■ EXERCISE TASK:
Take the lines from the head of the listing through the one bearing "366, 408, 450]" and copy them exactly, leaving every picture out.

■ PROVIDED MATERIAL:
■ ■ ■

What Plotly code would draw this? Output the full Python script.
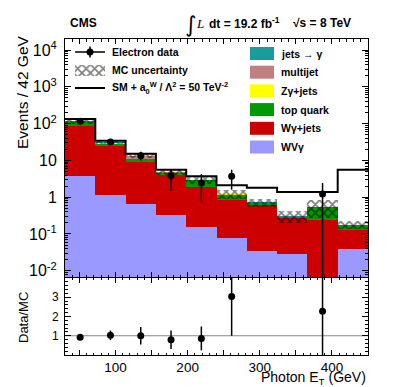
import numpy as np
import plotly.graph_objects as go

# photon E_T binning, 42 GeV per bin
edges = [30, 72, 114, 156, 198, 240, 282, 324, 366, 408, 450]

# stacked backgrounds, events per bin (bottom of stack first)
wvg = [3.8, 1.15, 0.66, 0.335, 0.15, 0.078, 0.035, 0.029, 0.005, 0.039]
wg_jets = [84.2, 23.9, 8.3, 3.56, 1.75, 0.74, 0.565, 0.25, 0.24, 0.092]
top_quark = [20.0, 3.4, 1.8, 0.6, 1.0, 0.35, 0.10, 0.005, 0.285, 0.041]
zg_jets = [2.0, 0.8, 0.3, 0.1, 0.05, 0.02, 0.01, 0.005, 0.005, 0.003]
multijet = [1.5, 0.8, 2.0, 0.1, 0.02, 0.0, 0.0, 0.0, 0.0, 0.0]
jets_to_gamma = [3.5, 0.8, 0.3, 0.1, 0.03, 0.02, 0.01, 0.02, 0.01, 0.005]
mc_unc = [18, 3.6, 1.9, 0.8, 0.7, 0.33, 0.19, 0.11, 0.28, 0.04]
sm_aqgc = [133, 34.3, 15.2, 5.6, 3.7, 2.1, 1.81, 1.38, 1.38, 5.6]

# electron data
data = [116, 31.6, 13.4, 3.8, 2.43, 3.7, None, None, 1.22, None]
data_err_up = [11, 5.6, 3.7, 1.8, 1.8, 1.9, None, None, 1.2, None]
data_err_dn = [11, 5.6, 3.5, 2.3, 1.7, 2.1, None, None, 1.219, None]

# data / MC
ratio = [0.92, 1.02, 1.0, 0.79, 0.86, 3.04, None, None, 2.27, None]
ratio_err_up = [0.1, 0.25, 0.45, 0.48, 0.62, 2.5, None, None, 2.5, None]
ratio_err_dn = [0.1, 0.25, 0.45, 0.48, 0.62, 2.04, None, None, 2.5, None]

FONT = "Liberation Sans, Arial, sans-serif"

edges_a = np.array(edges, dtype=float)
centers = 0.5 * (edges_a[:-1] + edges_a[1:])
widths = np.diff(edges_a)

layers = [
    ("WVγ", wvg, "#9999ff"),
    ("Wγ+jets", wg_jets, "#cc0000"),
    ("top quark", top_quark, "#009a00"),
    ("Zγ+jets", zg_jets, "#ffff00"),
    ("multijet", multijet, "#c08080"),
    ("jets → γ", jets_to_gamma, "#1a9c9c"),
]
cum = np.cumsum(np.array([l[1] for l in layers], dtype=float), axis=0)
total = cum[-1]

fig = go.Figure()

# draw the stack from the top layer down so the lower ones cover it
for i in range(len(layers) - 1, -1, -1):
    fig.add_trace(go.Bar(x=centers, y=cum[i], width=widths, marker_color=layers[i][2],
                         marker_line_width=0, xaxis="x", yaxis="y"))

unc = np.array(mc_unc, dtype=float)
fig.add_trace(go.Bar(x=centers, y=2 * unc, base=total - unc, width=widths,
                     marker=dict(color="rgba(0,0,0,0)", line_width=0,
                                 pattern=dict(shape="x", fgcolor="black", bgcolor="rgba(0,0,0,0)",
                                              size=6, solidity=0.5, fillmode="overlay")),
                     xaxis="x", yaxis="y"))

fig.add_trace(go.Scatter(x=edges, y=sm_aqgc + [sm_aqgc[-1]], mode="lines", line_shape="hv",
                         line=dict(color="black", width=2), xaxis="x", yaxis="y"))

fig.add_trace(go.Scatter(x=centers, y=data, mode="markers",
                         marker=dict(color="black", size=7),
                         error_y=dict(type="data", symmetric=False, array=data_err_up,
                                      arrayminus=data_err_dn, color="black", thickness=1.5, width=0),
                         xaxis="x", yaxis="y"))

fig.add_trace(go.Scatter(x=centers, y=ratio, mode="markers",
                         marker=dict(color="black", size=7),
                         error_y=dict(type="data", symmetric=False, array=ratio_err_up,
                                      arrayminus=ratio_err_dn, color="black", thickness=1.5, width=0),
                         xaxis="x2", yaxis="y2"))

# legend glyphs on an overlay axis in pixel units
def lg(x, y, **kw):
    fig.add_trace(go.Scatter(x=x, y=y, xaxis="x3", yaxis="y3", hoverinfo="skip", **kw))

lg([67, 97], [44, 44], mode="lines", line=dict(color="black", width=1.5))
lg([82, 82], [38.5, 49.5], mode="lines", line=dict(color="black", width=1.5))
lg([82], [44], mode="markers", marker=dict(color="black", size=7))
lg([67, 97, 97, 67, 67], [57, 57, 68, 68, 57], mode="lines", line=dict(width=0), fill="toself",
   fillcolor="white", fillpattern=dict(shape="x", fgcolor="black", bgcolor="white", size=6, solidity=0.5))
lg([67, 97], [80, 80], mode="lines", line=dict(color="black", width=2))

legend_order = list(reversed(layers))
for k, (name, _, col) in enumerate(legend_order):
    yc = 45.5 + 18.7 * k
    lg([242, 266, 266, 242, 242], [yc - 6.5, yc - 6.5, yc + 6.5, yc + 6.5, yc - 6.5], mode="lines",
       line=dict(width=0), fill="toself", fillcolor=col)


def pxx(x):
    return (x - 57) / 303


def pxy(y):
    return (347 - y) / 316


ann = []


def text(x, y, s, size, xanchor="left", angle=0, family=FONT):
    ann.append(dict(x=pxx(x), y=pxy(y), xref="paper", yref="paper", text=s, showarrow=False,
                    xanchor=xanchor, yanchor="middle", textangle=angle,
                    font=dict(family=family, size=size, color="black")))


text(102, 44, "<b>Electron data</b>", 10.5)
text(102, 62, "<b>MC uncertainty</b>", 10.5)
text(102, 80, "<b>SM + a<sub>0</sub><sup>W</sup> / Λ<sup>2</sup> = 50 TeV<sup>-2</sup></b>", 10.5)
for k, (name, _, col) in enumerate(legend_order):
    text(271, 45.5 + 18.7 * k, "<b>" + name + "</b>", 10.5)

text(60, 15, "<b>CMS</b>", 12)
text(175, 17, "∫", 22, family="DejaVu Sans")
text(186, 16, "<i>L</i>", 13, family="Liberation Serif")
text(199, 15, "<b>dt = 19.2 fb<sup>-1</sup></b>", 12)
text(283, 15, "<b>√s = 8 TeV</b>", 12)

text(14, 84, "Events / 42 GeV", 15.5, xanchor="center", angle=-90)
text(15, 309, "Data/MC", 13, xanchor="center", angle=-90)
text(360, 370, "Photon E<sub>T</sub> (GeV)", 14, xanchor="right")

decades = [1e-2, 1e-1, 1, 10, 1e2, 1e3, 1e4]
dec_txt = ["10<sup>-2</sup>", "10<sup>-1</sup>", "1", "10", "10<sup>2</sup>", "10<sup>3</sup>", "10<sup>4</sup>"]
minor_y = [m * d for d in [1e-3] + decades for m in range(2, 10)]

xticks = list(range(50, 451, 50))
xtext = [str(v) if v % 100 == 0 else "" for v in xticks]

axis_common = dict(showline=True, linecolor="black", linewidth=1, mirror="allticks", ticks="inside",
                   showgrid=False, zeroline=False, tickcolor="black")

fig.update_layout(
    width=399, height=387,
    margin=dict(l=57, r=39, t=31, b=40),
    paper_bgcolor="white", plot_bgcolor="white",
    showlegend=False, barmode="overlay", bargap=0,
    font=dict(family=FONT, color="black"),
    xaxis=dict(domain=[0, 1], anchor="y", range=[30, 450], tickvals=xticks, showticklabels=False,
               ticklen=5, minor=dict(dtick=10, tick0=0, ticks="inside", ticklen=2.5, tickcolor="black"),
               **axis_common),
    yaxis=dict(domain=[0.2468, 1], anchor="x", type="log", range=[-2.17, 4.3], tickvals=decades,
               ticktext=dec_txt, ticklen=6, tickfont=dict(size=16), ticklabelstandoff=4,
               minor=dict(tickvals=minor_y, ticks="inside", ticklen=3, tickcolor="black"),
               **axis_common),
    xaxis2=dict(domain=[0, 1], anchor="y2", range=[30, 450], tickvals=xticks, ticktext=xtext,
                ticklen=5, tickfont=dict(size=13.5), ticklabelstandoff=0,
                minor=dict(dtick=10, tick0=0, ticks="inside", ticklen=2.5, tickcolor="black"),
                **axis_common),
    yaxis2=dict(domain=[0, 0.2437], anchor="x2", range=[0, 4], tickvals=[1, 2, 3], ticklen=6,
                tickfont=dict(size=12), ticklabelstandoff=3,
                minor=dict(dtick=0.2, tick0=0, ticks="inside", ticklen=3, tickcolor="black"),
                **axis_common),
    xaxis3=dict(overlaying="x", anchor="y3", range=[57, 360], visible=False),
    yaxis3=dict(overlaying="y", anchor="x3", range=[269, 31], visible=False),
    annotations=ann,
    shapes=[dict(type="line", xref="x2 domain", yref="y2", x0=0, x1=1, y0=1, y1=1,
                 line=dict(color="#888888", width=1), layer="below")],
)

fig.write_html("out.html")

■ ■ ■

■ THE REPLY:
What Plotly code would draw this? Output the full Python script.
import numpy as np
import plotly.graph_objects as go

# photon E_T binning, 42 GeV per bin
edges = [30, 72, 114, 156, 198, 240, 282, 324, 366, 408, 450]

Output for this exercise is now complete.